Der Handelsdeal, den Präsident Donald Trump mit den Chinesen geschlossen hatte, sei „wie ein planwirtschaftlicher Deal zu Sowjetzeiten“ gewesen, sagt Catechis: „Es ging nur um Mengen, nicht mehr um Preise. Es war eine direkte staatliche Intervention.“ Auch Großbritannien erhebe Sondergewinnsteuern und störe damit „das Gleichgewicht des Marktes“. Für Mildner steht fest: „Wir müssen unsere Abhängigkeit von China schleunigst reduzieren.
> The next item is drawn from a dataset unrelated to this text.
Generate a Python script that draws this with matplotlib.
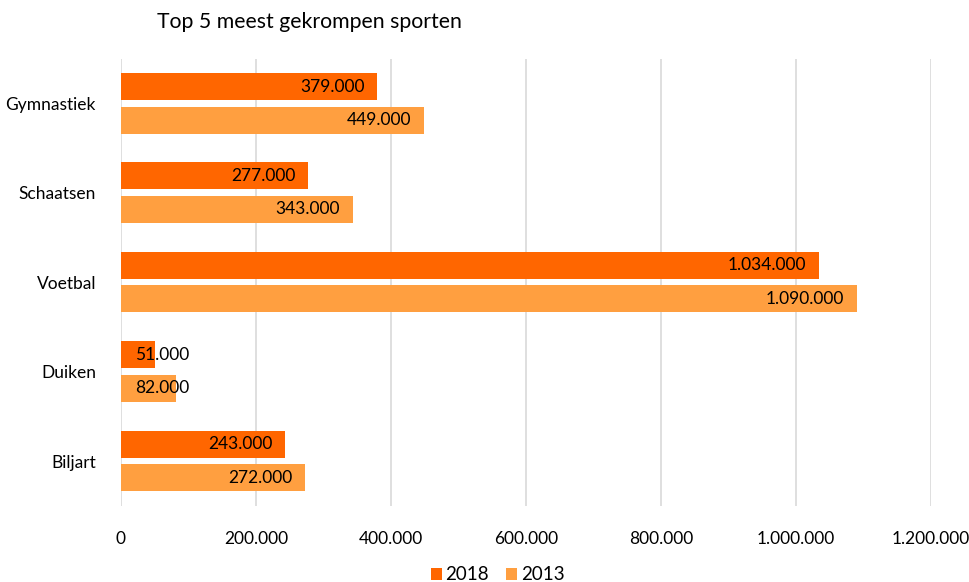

Wir dürfen unsere kritische Infrastruktur nicht von staatlichen Stellen Chinas abhängig machen.“
Eine Reihe von Ländern sei prinzipiell gegen Sanktionen
Kim Catechis sieht auch eine systemisch-kapitalistische Eigendynamik in dem Prozess: „Der militärisch-industrielle Komplex ist zurück als ein wichtiger Booster für die Wirtschaft.“ Das sei natürlich „ein Problem aus nachhaltiger und sozialer Sicht“. Aber es stünden eben „russische Panzer auf ukrainischem Territorium – und die Ukraine grenzt an die EU“. Zugleich gibt es Zielkonflikte, weil es massive Unterschiede beim Wohlstand gäbe. Das zeigte sich auch am G7-Gipfel, wo es nicht gelang, Länder wie Argentinien, Indien, Indonesien, Senegal und Südafrika deutlich gegen Russland zu positionieren. Mildner sagt, eine Reihe von Ländern sei prinzipiell gegen Sanktionen, weil sie fürchten, „selbst einmal Ziel von Sanktionen zu werden“. Sie werden alles tun, um in einer globalen Konfrontation nicht unter die Räder zu kommen. Wer künftig Freund, wer Feind ist, wird sich zeigen.